• **Exercise task**
Only lines holding the string "that" are wanted; copy each one from the material.

• **Dataset excerpt**
__________________________________________________

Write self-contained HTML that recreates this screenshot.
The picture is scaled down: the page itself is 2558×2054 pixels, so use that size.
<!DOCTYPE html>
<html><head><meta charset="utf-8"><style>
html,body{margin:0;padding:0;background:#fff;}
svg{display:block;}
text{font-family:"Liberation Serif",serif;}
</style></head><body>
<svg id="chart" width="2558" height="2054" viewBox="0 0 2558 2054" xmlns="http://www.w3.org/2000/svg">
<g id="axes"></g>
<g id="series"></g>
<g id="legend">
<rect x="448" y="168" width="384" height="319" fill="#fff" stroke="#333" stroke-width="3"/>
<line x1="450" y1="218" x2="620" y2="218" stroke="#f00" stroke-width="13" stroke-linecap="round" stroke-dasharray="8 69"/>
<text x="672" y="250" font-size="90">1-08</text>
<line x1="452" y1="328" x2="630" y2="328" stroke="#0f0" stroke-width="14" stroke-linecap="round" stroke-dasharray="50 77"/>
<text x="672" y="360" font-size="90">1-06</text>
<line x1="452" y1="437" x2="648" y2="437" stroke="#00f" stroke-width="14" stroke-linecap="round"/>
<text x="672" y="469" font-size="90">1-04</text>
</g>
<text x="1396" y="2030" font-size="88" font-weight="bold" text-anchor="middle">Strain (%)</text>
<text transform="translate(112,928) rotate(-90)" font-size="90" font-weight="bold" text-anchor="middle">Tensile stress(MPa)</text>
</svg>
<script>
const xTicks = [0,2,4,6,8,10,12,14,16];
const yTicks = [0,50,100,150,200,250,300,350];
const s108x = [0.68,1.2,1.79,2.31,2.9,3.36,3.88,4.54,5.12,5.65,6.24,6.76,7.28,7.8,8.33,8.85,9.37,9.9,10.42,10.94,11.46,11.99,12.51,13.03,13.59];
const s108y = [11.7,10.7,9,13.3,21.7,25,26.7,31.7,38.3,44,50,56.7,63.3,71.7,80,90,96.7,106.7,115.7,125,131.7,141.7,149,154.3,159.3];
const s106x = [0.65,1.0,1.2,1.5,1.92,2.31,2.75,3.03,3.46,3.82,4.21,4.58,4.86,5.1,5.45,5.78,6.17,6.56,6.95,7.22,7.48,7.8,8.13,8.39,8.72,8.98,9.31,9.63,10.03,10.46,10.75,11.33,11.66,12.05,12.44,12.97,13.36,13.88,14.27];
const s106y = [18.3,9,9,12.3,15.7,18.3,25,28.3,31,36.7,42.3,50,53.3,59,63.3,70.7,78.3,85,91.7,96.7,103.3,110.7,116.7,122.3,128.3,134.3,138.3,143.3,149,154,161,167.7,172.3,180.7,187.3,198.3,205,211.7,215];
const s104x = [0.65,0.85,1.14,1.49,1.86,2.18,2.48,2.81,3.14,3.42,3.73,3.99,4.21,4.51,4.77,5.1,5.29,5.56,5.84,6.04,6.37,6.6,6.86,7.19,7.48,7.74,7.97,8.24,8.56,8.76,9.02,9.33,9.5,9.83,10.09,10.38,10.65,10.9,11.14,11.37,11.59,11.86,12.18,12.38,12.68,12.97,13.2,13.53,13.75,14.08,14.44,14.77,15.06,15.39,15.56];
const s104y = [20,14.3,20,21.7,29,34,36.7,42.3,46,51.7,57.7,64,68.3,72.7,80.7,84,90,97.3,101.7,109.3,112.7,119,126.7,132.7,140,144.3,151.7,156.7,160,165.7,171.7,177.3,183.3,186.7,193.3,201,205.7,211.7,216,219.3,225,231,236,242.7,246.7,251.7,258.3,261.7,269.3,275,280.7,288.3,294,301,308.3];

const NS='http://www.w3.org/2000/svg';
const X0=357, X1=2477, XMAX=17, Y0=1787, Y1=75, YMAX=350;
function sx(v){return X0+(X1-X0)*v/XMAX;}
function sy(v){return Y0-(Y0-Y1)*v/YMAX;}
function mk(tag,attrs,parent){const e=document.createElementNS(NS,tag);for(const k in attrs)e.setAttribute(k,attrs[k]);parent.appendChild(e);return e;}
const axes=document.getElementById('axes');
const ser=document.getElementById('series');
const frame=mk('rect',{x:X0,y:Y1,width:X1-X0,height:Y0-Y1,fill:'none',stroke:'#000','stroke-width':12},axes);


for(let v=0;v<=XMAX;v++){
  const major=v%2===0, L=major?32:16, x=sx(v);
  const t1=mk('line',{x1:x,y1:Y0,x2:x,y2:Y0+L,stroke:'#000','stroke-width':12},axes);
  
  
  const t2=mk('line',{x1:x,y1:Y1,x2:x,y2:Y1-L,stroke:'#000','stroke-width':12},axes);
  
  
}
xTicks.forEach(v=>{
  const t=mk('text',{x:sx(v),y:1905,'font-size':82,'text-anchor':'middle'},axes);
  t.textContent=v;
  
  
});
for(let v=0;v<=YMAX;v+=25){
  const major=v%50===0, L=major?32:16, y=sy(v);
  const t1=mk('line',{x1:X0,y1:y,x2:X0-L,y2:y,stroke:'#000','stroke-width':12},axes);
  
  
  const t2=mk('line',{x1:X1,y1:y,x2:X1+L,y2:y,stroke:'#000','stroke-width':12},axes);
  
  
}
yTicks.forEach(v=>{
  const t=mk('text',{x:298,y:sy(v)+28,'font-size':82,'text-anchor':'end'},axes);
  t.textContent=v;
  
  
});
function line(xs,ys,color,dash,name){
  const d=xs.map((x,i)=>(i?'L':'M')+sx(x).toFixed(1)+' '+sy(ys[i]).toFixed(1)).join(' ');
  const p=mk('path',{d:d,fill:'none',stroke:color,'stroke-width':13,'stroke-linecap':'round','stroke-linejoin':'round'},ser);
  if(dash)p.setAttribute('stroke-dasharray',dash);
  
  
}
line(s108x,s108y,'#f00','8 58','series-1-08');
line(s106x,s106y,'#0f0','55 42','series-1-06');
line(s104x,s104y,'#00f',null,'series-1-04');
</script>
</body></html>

__________________________________________________

• **Result below**
Write self-contained HTML that recreates this screenshot.
The picture is scaled down: the page itself is 2558×2054 pixels, so use that size.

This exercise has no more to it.